## BEGIN ENTRIES SUPPLIED
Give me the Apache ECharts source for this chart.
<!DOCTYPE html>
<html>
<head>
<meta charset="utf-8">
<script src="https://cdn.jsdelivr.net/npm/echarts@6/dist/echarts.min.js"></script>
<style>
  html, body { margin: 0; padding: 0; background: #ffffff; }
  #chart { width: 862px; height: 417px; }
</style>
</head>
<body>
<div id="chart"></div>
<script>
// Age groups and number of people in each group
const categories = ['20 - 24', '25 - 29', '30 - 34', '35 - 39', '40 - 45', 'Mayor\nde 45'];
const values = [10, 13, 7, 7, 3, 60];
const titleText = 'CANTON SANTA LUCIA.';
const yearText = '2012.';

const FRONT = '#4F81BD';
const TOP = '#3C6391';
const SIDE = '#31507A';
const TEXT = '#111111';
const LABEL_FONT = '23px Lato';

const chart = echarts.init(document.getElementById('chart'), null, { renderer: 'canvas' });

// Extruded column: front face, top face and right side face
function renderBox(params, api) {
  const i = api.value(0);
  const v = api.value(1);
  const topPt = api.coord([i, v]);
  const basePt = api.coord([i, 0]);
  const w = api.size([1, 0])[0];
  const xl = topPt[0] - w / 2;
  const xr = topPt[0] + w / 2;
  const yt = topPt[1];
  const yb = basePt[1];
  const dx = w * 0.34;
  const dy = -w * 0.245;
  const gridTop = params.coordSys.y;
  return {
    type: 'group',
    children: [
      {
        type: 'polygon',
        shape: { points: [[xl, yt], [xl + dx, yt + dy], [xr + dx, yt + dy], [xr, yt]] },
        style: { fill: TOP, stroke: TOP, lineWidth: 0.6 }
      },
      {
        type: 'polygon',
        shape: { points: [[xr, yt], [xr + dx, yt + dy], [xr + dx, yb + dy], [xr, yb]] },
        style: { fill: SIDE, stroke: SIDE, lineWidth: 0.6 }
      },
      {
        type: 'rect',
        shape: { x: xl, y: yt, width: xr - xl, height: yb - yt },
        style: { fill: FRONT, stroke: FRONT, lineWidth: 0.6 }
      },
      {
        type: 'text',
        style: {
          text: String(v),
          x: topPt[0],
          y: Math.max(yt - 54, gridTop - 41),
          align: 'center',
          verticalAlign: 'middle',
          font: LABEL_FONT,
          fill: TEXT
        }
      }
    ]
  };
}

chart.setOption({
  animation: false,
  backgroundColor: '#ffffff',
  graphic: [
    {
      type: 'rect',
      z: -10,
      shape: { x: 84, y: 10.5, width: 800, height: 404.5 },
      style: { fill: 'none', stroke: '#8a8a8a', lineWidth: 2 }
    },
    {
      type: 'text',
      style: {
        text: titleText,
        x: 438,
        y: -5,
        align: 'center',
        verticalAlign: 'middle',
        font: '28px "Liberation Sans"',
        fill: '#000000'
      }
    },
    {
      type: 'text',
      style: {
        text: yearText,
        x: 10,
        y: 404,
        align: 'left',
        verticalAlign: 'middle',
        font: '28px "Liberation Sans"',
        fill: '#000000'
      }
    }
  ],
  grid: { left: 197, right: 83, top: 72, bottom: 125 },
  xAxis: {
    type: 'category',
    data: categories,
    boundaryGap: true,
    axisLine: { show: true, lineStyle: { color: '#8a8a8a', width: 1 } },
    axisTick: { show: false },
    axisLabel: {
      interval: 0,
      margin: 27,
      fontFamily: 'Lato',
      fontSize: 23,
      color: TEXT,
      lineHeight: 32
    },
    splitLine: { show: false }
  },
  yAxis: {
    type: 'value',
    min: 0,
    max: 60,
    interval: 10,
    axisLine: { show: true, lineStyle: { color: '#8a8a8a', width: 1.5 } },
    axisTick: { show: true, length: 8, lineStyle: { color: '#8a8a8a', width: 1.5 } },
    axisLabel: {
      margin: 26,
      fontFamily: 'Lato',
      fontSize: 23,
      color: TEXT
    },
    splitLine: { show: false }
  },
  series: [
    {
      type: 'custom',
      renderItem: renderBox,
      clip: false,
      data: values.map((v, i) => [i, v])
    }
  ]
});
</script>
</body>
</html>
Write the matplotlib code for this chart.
## END ENTRIES SUPPLIED
Make an exact copy of every entry.

§ **RESPONSE**
Give me the Apache ECharts source for this chart.
<!DOCTYPE html>
<html>
<head>
<meta charset="utf-8">
<script src="https://cdn.jsdelivr.net/npm/echarts@6/dist/echarts.min.js"></script>
<style>
  html, body { margin: 0; padding: 0; background: #ffffff; }
  #chart { width: 862px; height: 417px; }
</style>
</head>
<body>
<div id="chart"></div>
<script>
// Age groups and number of people in each group
const categories = ['20 - 24', '25 - 29', '30 - 34', '35 - 39', '40 - 45', 'Mayor\nde 45'];
const values = [10, 13, 7, 7, 3, 60];
const titleText = 'CANTON SANTA LUCIA.';
const yearText = '2012.';

const FRONT = '#4F81BD';
const TOP = '#3C6391';
const SIDE = '#31507A';
const TEXT = '#111111';
const LABEL_FONT = '23px Lato';

const chart = echarts.init(document.getElementById('chart'), null, { renderer: 'canvas' });

// Extruded column: front face, top face and right side face
function renderBox(params, api) {
  const i = api.value(0);
  const v = api.value(1);
  const topPt = api.coord([i, v]);
  const basePt = api.coord([i, 0]);
  const w = api.size([1, 0])[0];
  const xl = topPt[0] - w / 2;
  const xr = topPt[0] + w / 2;
  const yt = topPt[1];
  const yb = basePt[1];
  const dx = w * 0.34;
  const dy = -w * 0.245;
  const gridTop = params.coordSys.y;
  return {
    type: 'group',
    children: [
      {
        type: 'polygon',
        shape: { points: [[xl, yt], [xl + dx, yt + dy], [xr + dx, yt + dy], [xr, yt]] },
        style: { fill: TOP, stroke: TOP, lineWidth: 0.6 }
      },
      {
        type: 'polygon',
        shape: { points: [[xr, yt], [xr + dx, yt + dy], [xr + dx, yb + dy], [xr, yb]] },
        style: { fill: SIDE, stroke: SIDE, lineWidth: 0.6 }
      },
      {
        type: 'rect',
        shape: { x: xl, y: yt, width: xr - xl, height: yb - yt },
        style: { fill: FRONT, stroke: FRONT, lineWidth: 0.6 }
      },
      {
        type: 'text',
        style: {
          text: String(v),
          x: topPt[0],
          y: Math.max(yt - 54, gridTop - 41),
          align: 'center',
          verticalAlign: 'middle',
          font: LABEL_FONT,
          fill: TEXT
        }
      }
    ]
  };
}

chart.setOption({
  animation: false,
  backgroundColor: '#ffffff',
  graphic: [
    {
      type: 'rect',
      z: -10,
      shape: { x: 84, y: 10.5, width: 800, height: 404.5 },
      style: { fill: 'none', stroke: '#8a8a8a', lineWidth: 2 }
    },
    {
      type: 'text',
      style: {
        text: titleText,
        x: 438,
        y: -5,
        align: 'center',
        verticalAlign: 'middle',
        font: '28px "Liberation Sans"',
        fill: '#000000'
      }
    },
    {
      type: 'text',
      style: {
        text: yearText,
        x: 10,
        y: 404,
        align: 'left',
        verticalAlign: 'middle',
        font: '28px "Liberation Sans"',
        fill: '#000000'
      }
    }
  ],
  grid: { left: 197, right: 83, top: 72, bottom: 125 },
  xAxis: {
    type: 'category',
    data: categories,
    boundaryGap: true,
    axisLine: { show: true, lineStyle: { color: '#8a8a8a', width: 1 } },
    axisTick: { show: false },
    axisLabel: {
      interval: 0,
      margin: 27,
      fontFamily: 'Lato',
      fontSize: 23,
      color: TEXT,
      lineHeight: 32
    },
    splitLine: { show: false }
  },
  yAxis: {
    type: 'value',
    min: 0,
    max: 60,
    interval: 10,
    axisLine: { show: true, lineStyle: { color: '#8a8a8a', width: 1.5 } },
    axisTick: { show: true, length: 8, lineStyle: { color: '#8a8a8a', width: 1.5 } },
    axisLabel: {
      margin: 26,
      fontFamily: 'Lato',
      fontSize: 23,
      color: TEXT
    },
    splitLine: { show: false }
  },
  series: [
    {
      type: 'custom',
      renderItem: renderBox,
      clip: false,
      data: values.map((v, i) => [i, v])
    }
  ]
});
</script>
</body>
</html>
Write the matplotlib code for this chart.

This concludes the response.